Pero la vida de ensueño para los habitantes de Hashima se esfumó. Aún hoy en día, Nozomu no sabe con exactitud la razón de su desalojo y el de toda su familia, se queda solamente con la versión oficial: “Deben irse, antes de que la isla se venga abajo”. Aunque algunos historiadores aseguran que la razón por la que fue abandonada se debe a cuestiones económicas después del cierre de la mina, ésta propuesta contrasta con la apariencia de la isla.
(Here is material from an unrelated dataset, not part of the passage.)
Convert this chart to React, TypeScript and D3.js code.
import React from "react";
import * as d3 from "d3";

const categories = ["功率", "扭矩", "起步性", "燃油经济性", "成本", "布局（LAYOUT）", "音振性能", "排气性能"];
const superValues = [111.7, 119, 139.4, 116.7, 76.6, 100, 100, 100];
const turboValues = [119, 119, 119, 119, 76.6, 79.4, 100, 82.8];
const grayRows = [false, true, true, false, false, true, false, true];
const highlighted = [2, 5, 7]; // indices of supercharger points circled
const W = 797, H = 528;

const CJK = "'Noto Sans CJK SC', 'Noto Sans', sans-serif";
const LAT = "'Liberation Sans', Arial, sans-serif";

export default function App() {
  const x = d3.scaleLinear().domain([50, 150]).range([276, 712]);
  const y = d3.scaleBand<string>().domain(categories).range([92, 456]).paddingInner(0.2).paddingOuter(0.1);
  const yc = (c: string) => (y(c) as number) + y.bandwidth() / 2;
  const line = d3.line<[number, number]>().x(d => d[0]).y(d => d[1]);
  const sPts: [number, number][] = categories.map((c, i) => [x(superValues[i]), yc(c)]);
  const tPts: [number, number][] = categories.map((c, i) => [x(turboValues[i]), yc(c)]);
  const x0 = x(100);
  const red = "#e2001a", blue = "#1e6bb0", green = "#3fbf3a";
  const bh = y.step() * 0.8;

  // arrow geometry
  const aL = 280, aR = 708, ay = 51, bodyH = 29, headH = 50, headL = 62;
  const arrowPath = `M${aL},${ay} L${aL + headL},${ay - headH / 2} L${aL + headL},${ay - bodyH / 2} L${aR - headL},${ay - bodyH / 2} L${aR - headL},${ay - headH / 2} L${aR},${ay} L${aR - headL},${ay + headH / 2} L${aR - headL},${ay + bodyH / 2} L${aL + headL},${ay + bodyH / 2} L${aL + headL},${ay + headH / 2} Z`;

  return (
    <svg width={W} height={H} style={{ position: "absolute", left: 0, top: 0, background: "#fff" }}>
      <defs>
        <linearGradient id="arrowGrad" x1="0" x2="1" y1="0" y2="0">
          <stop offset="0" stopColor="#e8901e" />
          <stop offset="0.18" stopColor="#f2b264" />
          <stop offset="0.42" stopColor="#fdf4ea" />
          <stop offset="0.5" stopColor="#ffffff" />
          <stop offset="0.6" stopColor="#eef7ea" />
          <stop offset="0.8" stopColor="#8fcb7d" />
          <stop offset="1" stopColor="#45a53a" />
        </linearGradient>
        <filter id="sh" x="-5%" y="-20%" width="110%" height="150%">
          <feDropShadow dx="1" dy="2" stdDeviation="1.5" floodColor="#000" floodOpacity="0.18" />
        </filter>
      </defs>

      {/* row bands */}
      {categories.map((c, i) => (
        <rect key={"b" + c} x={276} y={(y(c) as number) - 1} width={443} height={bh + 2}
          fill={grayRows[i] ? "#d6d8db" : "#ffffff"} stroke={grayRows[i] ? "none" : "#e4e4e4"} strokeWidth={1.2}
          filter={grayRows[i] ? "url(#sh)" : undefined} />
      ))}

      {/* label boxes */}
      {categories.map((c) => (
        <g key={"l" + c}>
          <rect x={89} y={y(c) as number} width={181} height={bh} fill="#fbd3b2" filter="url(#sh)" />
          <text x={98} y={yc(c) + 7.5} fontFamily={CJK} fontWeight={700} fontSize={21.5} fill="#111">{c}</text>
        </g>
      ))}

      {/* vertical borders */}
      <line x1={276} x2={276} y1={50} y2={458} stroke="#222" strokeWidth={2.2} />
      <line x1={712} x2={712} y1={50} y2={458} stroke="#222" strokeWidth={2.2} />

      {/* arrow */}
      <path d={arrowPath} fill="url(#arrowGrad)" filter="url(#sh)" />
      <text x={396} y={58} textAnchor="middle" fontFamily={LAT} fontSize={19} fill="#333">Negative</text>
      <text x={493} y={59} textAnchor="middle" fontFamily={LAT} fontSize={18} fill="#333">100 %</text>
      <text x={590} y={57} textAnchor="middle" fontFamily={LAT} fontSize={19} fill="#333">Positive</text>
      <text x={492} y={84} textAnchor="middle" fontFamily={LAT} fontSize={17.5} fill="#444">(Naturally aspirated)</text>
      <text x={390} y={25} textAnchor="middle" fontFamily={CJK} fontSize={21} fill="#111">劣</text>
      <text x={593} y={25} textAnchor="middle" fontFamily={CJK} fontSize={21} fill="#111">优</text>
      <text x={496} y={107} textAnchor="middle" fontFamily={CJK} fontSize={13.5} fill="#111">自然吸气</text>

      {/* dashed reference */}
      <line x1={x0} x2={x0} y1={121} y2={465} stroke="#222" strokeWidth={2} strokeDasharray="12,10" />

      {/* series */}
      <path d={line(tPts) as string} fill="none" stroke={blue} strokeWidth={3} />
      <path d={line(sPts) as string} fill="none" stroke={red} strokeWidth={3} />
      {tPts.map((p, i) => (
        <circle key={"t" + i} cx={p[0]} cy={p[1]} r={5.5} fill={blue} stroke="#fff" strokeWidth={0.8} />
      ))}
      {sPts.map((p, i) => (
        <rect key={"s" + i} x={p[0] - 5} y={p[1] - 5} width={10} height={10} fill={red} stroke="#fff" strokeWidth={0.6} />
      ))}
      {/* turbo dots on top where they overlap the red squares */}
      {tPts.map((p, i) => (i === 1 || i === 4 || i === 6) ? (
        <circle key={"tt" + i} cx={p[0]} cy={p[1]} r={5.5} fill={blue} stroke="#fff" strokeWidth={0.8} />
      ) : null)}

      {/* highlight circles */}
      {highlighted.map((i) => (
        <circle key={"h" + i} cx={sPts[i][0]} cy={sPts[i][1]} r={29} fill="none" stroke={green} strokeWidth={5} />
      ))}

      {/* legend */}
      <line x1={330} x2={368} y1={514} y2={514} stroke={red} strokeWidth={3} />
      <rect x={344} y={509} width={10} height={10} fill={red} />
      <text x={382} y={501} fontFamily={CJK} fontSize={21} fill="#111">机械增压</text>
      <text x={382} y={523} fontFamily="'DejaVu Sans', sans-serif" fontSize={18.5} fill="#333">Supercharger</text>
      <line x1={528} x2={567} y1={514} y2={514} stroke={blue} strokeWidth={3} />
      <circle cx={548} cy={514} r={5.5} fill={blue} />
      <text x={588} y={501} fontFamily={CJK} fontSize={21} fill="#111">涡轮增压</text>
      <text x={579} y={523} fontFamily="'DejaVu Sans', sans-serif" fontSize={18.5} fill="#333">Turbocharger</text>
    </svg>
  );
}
El 20 de abril de 1974 se fue el último residente y en la actualidad se pueden encontrar en los edificios zapatos, muñecas, maletas, retratos, muebles, entre muchas cosas más que las personas dejaron atrás, en el ímpetu de salir de ahí lo más rápido posible. Se tienen registros que cuentan que durante el desalojo, fue vista desde Hashima la caída de la bomba atómica de Nagasaki, lo que retrasó sólo un poco la salida del lugar.
Pasaron muchos años hasta que Nozomu pudo regresar al lugar en donde nació. La primera vez que pudo caminar en Hashima nuevamente, ya no se llamaba así, habían cambiado el nombre a Gunaknjima, el barco de guerra, porque era la forma que aparentaba la vista desde los botes. Una opresión en el pecho le siguió al sentimiento de que ese ya no era el lugar que el recordaba como su hogar, el lugar donde vivieron sus padres, donde su madre los dio a luz, el lugar al cual ellos ya no pudieron regresar. El riesgo de deslave provocó que el acceso al público se prohibiera, aunque hoy sea un lugar turístico.
Cuando Nozomu, junto con el resto de las personas que guía en la excursión, sube al bote, no hay lágrimas, ésta vez no, porque aquel lugar fascinante, misterioso y con un encanto único, aquel “cacharro de cemento” ya no es el lugar que conoció.